The book also acts as a monument to his career up until that fateful day that he took the Leeds Job, taking in the end of his career as a player due to injury and his determined climb to the top pf the managerial pole from Hartlepool (or "Hartlepools" as Peace has him call them) to Derby re-shaping the club in his own image through sheer bloody mindedness and force of will. His relationship with his sidekick Peter Taylor is also revealed as one of mutual uneasy empathy but is fractious with Clough often bullying Taylor along with him but Taylor refused to follow Clough to Leeds .........
Clough's decision to join Leeds is puzzling still, the equivalent of Arsene Wenger leaving Arsenal to join Manchester United and having to coach all the players Alex Ferguson left behind. Peace depicts Clough as a man intimidated and envious of Don Revie, a man loathing the way Leeds played the game and while this is true the levels of acrimony between him and the Leeds squad is truly poisonous in this novel.
There are also subtle hints at Cloughs descent into the booze but he is shown a rounded character capable of acts of kindness and generosity as well as massive arrogance and some rather belligerent interpersonal skills .Clough was a socialist and a dedicated family man and this is also portrayed
Peaces style as it was with his previous novels is staccato and is probably more suited to the boxing arena.
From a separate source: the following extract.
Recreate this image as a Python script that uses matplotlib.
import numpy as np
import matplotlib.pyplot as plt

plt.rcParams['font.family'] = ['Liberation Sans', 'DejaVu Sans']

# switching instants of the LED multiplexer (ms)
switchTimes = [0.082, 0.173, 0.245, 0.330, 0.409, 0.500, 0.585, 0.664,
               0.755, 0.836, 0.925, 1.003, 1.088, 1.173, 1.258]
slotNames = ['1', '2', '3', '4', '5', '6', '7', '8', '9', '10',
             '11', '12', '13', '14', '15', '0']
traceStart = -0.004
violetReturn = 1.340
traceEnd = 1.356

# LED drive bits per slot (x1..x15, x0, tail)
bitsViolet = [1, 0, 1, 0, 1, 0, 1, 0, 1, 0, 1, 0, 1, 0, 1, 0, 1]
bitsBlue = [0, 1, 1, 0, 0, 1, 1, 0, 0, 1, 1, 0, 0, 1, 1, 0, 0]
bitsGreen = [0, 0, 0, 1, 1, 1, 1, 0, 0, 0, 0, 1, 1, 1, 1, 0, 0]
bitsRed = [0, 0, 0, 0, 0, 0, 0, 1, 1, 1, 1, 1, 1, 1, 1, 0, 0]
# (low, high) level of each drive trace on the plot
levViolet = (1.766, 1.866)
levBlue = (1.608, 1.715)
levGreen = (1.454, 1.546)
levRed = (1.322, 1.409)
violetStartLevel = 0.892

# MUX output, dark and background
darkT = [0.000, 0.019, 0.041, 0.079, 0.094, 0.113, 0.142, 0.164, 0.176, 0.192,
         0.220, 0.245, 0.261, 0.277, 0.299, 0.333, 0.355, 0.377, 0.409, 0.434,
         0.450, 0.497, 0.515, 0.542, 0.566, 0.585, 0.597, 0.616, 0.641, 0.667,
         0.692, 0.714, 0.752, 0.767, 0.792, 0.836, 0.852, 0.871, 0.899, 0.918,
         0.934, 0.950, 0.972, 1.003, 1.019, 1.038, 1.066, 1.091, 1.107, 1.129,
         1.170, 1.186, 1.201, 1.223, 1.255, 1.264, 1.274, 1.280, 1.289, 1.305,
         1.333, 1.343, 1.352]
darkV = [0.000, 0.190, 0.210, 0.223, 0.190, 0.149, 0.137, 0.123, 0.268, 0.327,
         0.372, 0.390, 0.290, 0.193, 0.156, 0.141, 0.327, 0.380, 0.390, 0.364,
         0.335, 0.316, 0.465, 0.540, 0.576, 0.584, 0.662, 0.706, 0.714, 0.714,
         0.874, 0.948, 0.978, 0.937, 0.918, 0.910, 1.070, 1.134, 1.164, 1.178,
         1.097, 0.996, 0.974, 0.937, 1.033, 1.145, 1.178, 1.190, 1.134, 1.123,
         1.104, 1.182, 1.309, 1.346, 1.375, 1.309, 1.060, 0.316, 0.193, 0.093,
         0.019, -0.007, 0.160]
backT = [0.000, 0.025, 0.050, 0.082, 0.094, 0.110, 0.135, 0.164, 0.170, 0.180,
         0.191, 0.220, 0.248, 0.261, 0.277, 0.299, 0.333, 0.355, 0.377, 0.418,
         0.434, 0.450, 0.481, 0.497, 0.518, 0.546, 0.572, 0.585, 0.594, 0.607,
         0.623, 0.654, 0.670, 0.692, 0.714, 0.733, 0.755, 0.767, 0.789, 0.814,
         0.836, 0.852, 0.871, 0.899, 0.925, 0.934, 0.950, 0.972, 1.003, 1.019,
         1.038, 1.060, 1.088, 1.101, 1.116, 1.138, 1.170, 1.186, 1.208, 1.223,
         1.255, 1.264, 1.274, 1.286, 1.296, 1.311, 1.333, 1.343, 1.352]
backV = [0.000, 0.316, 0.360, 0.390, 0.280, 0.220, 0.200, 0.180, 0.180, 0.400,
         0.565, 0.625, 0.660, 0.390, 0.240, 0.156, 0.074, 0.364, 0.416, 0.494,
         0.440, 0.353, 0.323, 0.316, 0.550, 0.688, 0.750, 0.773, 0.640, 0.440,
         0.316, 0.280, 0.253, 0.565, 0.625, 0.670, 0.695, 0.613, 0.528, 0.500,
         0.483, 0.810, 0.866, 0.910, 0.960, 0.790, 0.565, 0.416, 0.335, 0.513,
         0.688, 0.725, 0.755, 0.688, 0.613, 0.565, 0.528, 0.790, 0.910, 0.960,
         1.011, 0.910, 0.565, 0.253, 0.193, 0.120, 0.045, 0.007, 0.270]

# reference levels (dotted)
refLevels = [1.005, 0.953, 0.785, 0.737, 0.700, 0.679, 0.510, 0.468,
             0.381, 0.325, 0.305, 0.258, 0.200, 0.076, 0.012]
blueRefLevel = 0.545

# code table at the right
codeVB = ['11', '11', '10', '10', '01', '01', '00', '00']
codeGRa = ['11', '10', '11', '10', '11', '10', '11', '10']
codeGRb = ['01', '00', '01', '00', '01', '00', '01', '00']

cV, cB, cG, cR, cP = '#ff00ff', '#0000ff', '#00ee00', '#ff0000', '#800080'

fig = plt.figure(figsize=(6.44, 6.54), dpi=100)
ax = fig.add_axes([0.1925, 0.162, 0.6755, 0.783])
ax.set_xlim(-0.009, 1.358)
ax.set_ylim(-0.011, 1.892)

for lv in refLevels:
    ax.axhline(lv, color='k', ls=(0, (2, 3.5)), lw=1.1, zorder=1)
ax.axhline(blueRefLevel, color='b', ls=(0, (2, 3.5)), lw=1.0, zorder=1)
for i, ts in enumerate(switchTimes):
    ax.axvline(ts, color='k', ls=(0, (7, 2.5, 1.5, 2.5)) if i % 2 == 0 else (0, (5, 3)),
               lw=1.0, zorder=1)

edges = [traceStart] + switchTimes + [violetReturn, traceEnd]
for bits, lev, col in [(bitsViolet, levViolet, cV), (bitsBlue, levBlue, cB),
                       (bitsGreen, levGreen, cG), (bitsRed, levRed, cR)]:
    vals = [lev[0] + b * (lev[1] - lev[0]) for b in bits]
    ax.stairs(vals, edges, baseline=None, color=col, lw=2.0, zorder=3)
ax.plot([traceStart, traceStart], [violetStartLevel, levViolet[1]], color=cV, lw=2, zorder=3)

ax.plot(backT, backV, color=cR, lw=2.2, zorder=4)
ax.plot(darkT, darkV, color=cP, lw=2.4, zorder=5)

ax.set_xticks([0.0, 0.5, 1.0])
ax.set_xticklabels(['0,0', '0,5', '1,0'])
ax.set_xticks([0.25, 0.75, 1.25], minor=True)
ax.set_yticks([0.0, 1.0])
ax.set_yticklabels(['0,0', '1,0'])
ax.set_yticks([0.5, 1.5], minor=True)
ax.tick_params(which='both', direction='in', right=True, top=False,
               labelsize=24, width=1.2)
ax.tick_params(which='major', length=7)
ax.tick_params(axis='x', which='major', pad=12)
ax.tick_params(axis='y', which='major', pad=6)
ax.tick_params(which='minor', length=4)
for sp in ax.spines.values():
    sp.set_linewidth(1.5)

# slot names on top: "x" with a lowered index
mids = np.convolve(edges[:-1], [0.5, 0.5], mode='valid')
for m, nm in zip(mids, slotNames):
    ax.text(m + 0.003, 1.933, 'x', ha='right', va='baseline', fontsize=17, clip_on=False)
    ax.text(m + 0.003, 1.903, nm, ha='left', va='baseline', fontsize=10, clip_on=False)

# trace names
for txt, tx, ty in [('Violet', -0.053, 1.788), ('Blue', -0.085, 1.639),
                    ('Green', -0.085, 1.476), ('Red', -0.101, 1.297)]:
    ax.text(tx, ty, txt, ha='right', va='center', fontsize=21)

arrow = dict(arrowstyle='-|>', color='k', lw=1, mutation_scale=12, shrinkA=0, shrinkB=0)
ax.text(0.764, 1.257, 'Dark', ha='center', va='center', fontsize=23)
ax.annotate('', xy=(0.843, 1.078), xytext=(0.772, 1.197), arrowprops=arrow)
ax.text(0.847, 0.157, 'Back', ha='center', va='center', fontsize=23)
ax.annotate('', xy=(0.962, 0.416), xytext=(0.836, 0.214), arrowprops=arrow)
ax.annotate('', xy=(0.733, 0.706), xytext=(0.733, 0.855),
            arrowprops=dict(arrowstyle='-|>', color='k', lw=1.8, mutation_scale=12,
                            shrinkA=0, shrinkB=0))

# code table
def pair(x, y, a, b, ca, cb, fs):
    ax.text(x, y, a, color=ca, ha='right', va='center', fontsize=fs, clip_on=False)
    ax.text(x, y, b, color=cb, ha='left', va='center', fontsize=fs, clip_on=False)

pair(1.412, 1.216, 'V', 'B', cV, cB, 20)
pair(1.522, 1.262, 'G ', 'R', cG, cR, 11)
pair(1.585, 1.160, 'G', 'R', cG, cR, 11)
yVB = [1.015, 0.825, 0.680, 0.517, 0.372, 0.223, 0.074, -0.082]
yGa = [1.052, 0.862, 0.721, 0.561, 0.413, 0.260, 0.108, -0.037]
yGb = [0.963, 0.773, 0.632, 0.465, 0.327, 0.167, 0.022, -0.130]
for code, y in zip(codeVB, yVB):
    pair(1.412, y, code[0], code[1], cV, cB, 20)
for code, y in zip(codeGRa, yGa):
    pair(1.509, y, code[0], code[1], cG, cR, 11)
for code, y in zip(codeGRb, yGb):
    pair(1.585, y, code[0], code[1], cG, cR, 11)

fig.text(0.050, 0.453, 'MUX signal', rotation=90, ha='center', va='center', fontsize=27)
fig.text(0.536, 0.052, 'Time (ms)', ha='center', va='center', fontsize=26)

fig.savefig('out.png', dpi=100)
It snaps at your senses like jabs from a ring master.
Jabbing away-
Jabbing jabbing -
In your face-
Jabbing .
This is a truly great novel, every chapter depicting a day in the hell that was being manger of Leeds United for Brian Clough. That he came back from it to achieve what he did with Notts Forest is testament to the man. That this book grabs this amazing character by the lapels and shakes him in your face till you are left as breathless as a full back facing Ryan Giggs in his pomp is a testament to the writer "Dammed Utd" is an extraordinary book. A force of nature ...rather like Cloughie in fact.